Но северянка была непоколебима.
— Ну давай, Аджи. Не стесняйся. Она была бы рада.
Люди уже поворачивались ко мне; у меня горело лицо. Мне хотелось завопить в отчаянии: «Мама, пожалуйста, не надо, я тебя умоляю», — но удалось только беспомощно пожать плечами и улыбнуться, словно я оказалась жертвой забавного malentendu,[34] а супруги-северяне смотрели на меня с подиума, задрапированного в бархат-dèvorè, в грустном изумлении, потом — в растерянности, потом наконец все поняли и сдались.
Он съежился за отведенные ему две минуты: казалось, в нем теперь не больше четырех футов росту, гном в воскресном костюме у гроба дочери, а жена и того меньше — сморщенная старуха, того и гляди умрет, так и не попробовав лакричного кира и блинов с белорыбицей; испуганная старуха, которая отважилась даже на кошмар светской похоронной тусовки, лишь бы хоть мельком увидать потерянных дочерей…

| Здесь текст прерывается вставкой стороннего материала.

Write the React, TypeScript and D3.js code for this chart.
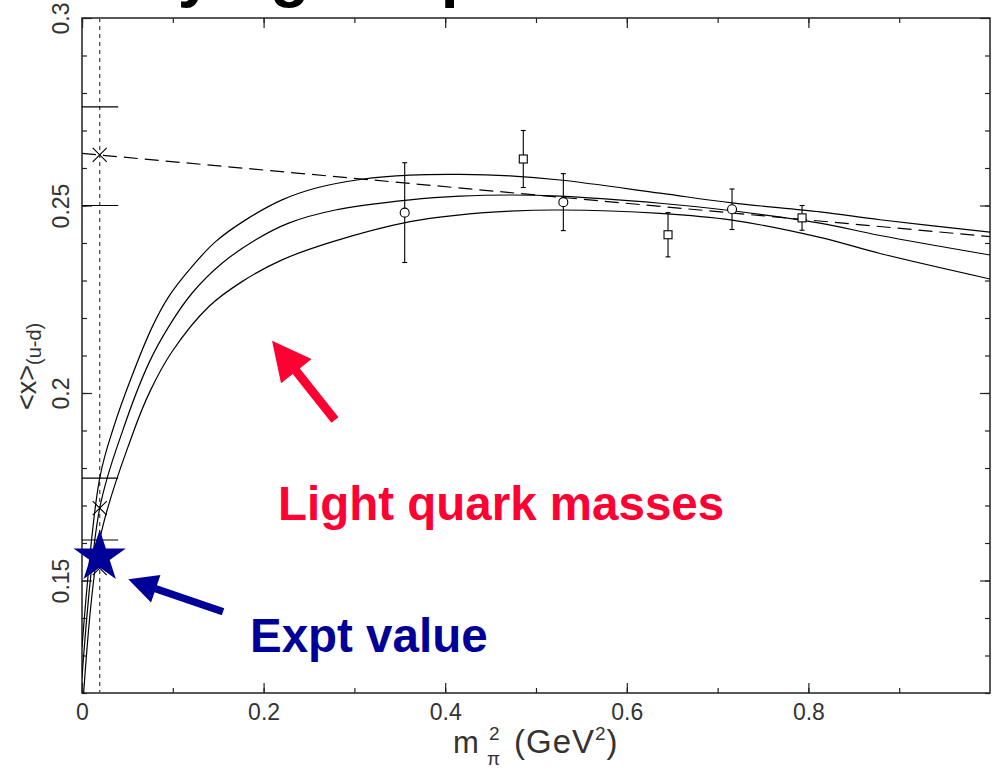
import React, { useEffect, useRef } from "react";
import * as d3 from "d3";

// lattice results: m_pi^2 (GeV^2), <x>_(u-d) and error
const circleX = [0.3554, 0.5301, 0.7159];
const circleY = [0.2481, 0.2509, 0.249];
const circleErr = [0.0133, 0.0076, 0.0054];

const squareX = [0.486, 0.6454, 0.793];
const squareY = [0.2624, 0.2422, 0.2467];
const squareErr = [0.0076, 0.0059, 0.0033];

// extrapolations to the physical pion mass
const physX = 0.0195;
const crossY = [0.2635, 0.1693, 0.1533];
const crossHi = [0.2763, 0.1773];
const crossLo = [0.25, 0.1608];
const exptY = 0.1563;

// chiral fit (central value and error band)
const upperX = [0, 0.0195, 0.035, 0.0551, 0.0771, 0.0955, 0.1211, 0.1468, 0.1798, 0.2203, 0.2569, 0.3084, 0.3612, 0.4163, 0.4714, 0.5264, 0.6366, 0.7159, 0.8128, 0.8789, 1.0];
const upperY = [0.1323, 0.1773, 0.191, 0.2046, 0.2175, 0.2257, 0.2337, 0.2403, 0.2461, 0.2515, 0.2546, 0.257, 0.2581, 0.2583, 0.2579, 0.2568, 0.2533, 0.2507, 0.2483, 0.2462, 0.2429];

const middleX = [0, 0.0195, 0.045, 0.0735, 0.0955, 0.1211, 0.1542, 0.1909, 0.2276, 0.279, 0.3612, 0.4163, 0.4714, 0.5264, 0.6366, 0.7159, 0.8128, 0.8789, 1.0];
const middleY = [0.124, 0.1693, 0.1901, 0.2079, 0.2177, 0.2266, 0.2346, 0.2408, 0.2453, 0.2488, 0.2515, 0.2525, 0.2528, 0.2525, 0.2506, 0.2486, 0.2453, 0.242, 0.2368];

const lowerX = [0, 0.0195, 0.0551, 0.075, 0.0991, 0.1395, 0.1762, 0.2203, 0.2753, 0.3612, 0.4163, 0.4714, 0.5264, 0.6366, 0.7159, 0.8128, 0.8789, 1.0];
const lowerY = [0.113, 0.1608, 0.1886, 0.2005, 0.211, 0.223, 0.2297, 0.2355, 0.2403, 0.2457, 0.2475, 0.2485, 0.2488, 0.2479, 0.2461, 0.2415, 0.2372, 0.2304];

// linear fit
const linearX = [0, 1];
const linearY = [0.2639, 0.2417];

const xTicks = [0, 0.2, 0.4, 0.6, 0.8];
const xTickLabels = ["0", "0.2", "0.4", "0.6", "0.8"];
const yTicks = [0.15, 0.2, 0.25, 0.3];
const yTickLabels = ["0.15", "0.2", "0.25", "0.3"];

const RED = "#ff0033";
const BLUE = "#000099";
const LABEL_FONT = "'Liberation Sans', Arial, sans-serif";

const App = () => {
  const svgRef = useRef<SVGSVGElement>(null);

  useEffect(() => {
    const svg = d3.select(svgRef.current);
    svg.selectAll("*").remove();

    const left = 82, right = 990, top = 18, bottom = 693;
    const x = d3.scaleLinear().domain([0, 1]).range([left, right]);
    const y = d3.scaleLinear().domain([0.12, 0.3]).range([bottom, top]);

    // slide title, cut off by the top of the image
    svg.append("text")
      .attr("x", 78)
      .attr("y", -5.5)
      .attr("font-family", LABEL_FONT)
      .attr("font-weight", "bold")
      .attr("font-size", 64)
      .text("Varying the pion mass");

    svg.append("defs").append("clipPath").attr("id", "plot-clip")
      .append("rect")
      .attr("x", left).attr("y", top)
      .attr("width", right - left).attr("height", bottom - top);

    // ticks, all pointing inwards
    const minorX = d3.range(0, 10).map((i) => i / 10);
    const minorY = d3.range(12, 30).map((i) => i / 100);
    const tickStyle = (g) => {
      g.select(".domain").remove();
      g.selectAll("line").attr("stroke", "#222").attr("stroke-width", 1.2);
    };

    svg.append("g").attr("transform", `translate(0,${bottom})`)
      .call(d3.axisBottom(x).tickValues(minorX).tickSize(-5).tickSizeOuter(0).tickFormat(() => ""))
      .call(tickStyle);
    svg.append("g").attr("transform", `translate(0,${top})`)
      .call(d3.axisTop(x).tickValues(minorX).tickSize(-5).tickSizeOuter(0).tickFormat(() => ""))
      .call(tickStyle);
    svg.append("g").attr("transform", `translate(${left},0)`)
      .call(d3.axisLeft(y).tickValues(minorY).tickSize(-5).tickSizeOuter(0).tickFormat(() => ""))
      .call(tickStyle);
    svg.append("g").attr("transform", `translate(${right},0)`)
      .call(d3.axisRight(y).tickValues(minorY).tickSize(-5).tickSizeOuter(0).tickFormat(() => ""))
      .call(tickStyle);

    const xAxis = svg.append("g").attr("transform", `translate(0,${bottom})`)
      .call(d3.axisBottom(x).tickValues(xTicks).tickSize(-10).tickSizeOuter(0).tickPadding(11)
        .tickFormat((d, i) => xTickLabels[i]))
      .call(tickStyle);
    xAxis.selectAll("text")
      .attr("font-family", LABEL_FONT).attr("font-size", 23).attr("fill", "#333");

    svg.append("g").attr("transform", `translate(0,${top})`)
      .call(d3.axisTop(x).tickValues(xTicks).tickSize(-10).tickSizeOuter(0).tickFormat(() => ""))
      .call(tickStyle);

    const yAxis = svg.append("g").attr("transform", `translate(${left},0)`)
      .call(d3.axisLeft(y).tickValues(yTicks).tickSize(-10).tickSizeOuter(0)
        .tickFormat((d, i) => yTickLabels[i]))
      .call(tickStyle);
    yAxis.selectAll("text")
      .attr("x", 0).attr("dy", 0)
      .attr("text-anchor", "middle")
      .attr("transform", "translate(-13,0) rotate(-90)")
      .attr("font-family", LABEL_FONT).attr("font-size", 23).attr("fill", "#333");

    svg.append("g").attr("transform", `translate(${right},0)`)
      .call(d3.axisRight(y).tickValues(yTicks).tickSize(-10).tickSizeOuter(0).tickFormat(() => ""))
      .call(tickStyle);

    // frame
    svg.append("rect")
      .attr("x", left).attr("y", top)
      .attr("width", right - left).attr("height", bottom - top)
      .attr("fill", "none").attr("stroke", "#222").attr("stroke-width", 1.5);

    const plot = svg.append("g").attr("clip-path", "url(#plot-clip)");

    // physical pion mass
    plot.append("line")
      .attr("x1", x(physX)).attr("x2", x(physX))
      .attr("y1", top).attr("y2", bottom)
      .attr("stroke", "#555").attr("stroke-width", 1.4)
      .attr("stroke-dasharray", "4,4");

    const drawCurve = (xs, ys, dash) => {
      const line = d3.line<number>()
        .x((d, i) => x(xs[i]))
        .y((d) => y(d))
        .curve(d3.curveCatmullRom.alpha(0.5));
      plot.append("path")
        .attr("d", line(ys))
        .attr("fill", "none")
        .attr("stroke", "#000")
        .attr("stroke-width", 1.2)
        .attr("stroke-dasharray", dash);
    };
    drawCurve(upperX, upperY, null);
    drawCurve(middleX, middleY, null);
    drawCurve(lowerX, lowerY, null);
    drawCurve(linearX, linearY, "14,7");

    // error bars on lattice points
    const drawErrors = (xs, ys, errs) => {
      xs.forEach((xv, i) => {
        const g = plot.append("g").attr("stroke", "#000").attr("stroke-width", 1.1);
        const cx = x(xv);
        g.append("line").attr("x1", cx).attr("x2", cx)
          .attr("y1", y(ys[i] + errs[i])).attr("y2", y(ys[i] - errs[i]));
        [ys[i] + errs[i], ys[i] - errs[i]].forEach((v) => {
          g.append("line").attr("x1", cx - 2.5).attr("x2", cx + 2.5)
            .attr("y1", y(v)).attr("y2", y(v));
        });
      });
    };
    drawErrors(circleX, circleY, circleErr);
    drawErrors(squareX, squareY, squareErr);

    plot.selectAll(".circ")
      .data(circleX)
      .enter()
      .append("circle")
      .attr("cx", (d) => x(d))
      .attr("cy", (d, i) => y(circleY[i]))
      .attr("r", 4.5)
      .attr("fill", "#fff").attr("stroke", "#000").attr("stroke-width", 1.1);

    plot.selectAll(".sq")
      .data(squareX)
      .enter()
      .append("rect")
      .attr("x", (d) => x(d) - 4)
      .attr("y", (d, i) => y(squareY[i]) - 4)
      .attr("width", 8).attr("height", 8)
      .attr("fill", "#fff").attr("stroke", "#000").attr("stroke-width", 1.1);

    // wide caps of the extrapolated values
    [...crossHi, ...crossLo].forEach((v) => {
      plot.append("line")
        .attr("x1", x(physX) - 18.5).attr("x2", x(physX) + 18.5)
        .attr("y1", y(v)).attr("y2", y(v))
        .attr("stroke", "#000").attr("stroke-width", 1.1);
    });
    plot.selectAll(".cross")
      .data(crossY)
      .enter()
      .append("path")
      .attr("d", d3.symbol().type(d3.symbolX).size(130))
      .attr("transform", (d) => `translate(${x(physX)},${y(d)})`)
      .attr("fill", "none").attr("stroke", "#000").attr("stroke-width", 1.1);

    // annotations
    const arrow = (x0, y0, x1, y1, headLen, headW, shaftW, color) => {
      const tx = x(x1), ty = y(y1), sx = x(x0), sy = y(y0);
      const len = Math.hypot(tx - sx, ty - sy);
      const ux = (tx - sx) / len, uy = (ty - sy) / len;
      const px = -uy, py = ux;
      const bx = tx - ux * headLen, by = ty - uy * headLen;
      const pts = [
        [sx + px * shaftW / 2, sy + py * shaftW / 2],
        [bx + px * shaftW / 2, by + py * shaftW / 2],
        [bx + px * headW / 2, by + py * headW / 2],
        [tx, ty],
        [bx - px * headW / 2, by - py * headW / 2],
        [bx - px * shaftW / 2, by - py * shaftW / 2],
        [sx - px * shaftW / 2, sy - py * shaftW / 2],
      ];
      svg.append("polygon")
        .attr("points", pts.map((p) => p.join(",")).join(" "))
        .attr("fill", color);
    };
    arrow(0.2786, 0.1928, 0.2093, 0.21395, 39, 39, 9, RED);
    arrow(0.1553, 0.14168, 0.051, 0.15032, 29, 29, 7.5, BLUE);

    svg.append("path")
      .attr("d", d3.symbol().type(d3.symbolStar).size(27.5 * 27.5 / 0.8908))
      .attr("transform", `translate(${x(physX)},${y(exptY)})`)
      .attr("fill", BLUE);

    svg.append("text")
      .attr("x", x(0.2159)).attr("y", y(0.16613))
      .attr("font-family", LABEL_FONT).attr("font-weight", "bold")
      .attr("font-size", 47.5).attr("fill", RED)
      .text("Light quark masses");

    svg.append("text")
      .attr("x", x(0.185)).attr("y", y(0.13101))
      .attr("font-family", LABEL_FONT).attr("font-weight", "bold")
      .attr("font-size", 47.5).attr("fill", BLUE)
      .text("Expt value");

    // axis titles
    const yTitle = svg.append("text")
      .attr("transform", "translate(36,410) rotate(-90)")
      .attr("font-family", LABEL_FONT).attr("font-size", 27).attr("fill", "#333");
    yTitle.append("tspan").text("<x>");
    yTitle.append("tspan").attr("dy", 5).attr("font-size", 20).text("(u-d)");

    const xt = svg.append("g").attr("font-family", LABEL_FONT).attr("fill", "#333");
    xt.append("text").attr("x", 453).attr("y", 753).attr("font-size", 31).text("m");
    xt.append("text").attr("x", 487).attr("y", 765).attr("font-size", 19).text("\u03c0");
    xt.append("text").attr("x", 489).attr("y", 740).attr("font-size", 19).text("2");
    const gev = xt.append("text").attr("x", 514).attr("y", 753)
      .attr("font-size", 33).attr("letter-spacing", 1);
    gev.append("tspan").text("(GeV");
    gev.append("tspan").attr("dy", -13).attr("font-size", 19).text("2");
    gev.append("tspan").attr("dy", 13).text(")");
  }, []);

  return (
    <svg
      ref={svgRef}
      width={996}
      height={769}
      style={{ position: "absolute", left: 0, top: 0, background: "#fff" }}
    />
  );
};

export default App;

В детстве мы никогда не прощаем любимым людям того, что они смертны. На похоронах бабушки были херес и сосиски в булочках, и мы плакали вместе, мамка, сестра и я, оттого что нечестно, когда у тебя забирают близкого человека без предупреждения в возрасте пятидесяти девяти лет; а потом собирали недоеденное в пластиковые контейнеры, пока папка с дружками пошел в «Машинистов» пропустить по пинте, а мы с Мэгги играли в волшебных принцесс со старыми бабушкиными одежками и оранжевой помадой тети Мадж и клялись друг другу, что будем жить вечно. Но все это было так давно; все изменилось, и очень хорошо. Я больше не Аджи — я теперь Анжела К.: утонченность, остроумие, стиль, а главное — светский лоск. Анжела К. и тоска по прошлому — вещи несовместимые, Анжела К. не плачет, не скулит; ко всему относится легко и просто, иронично, остроумно, и совершенно никаких телесных жидкостей.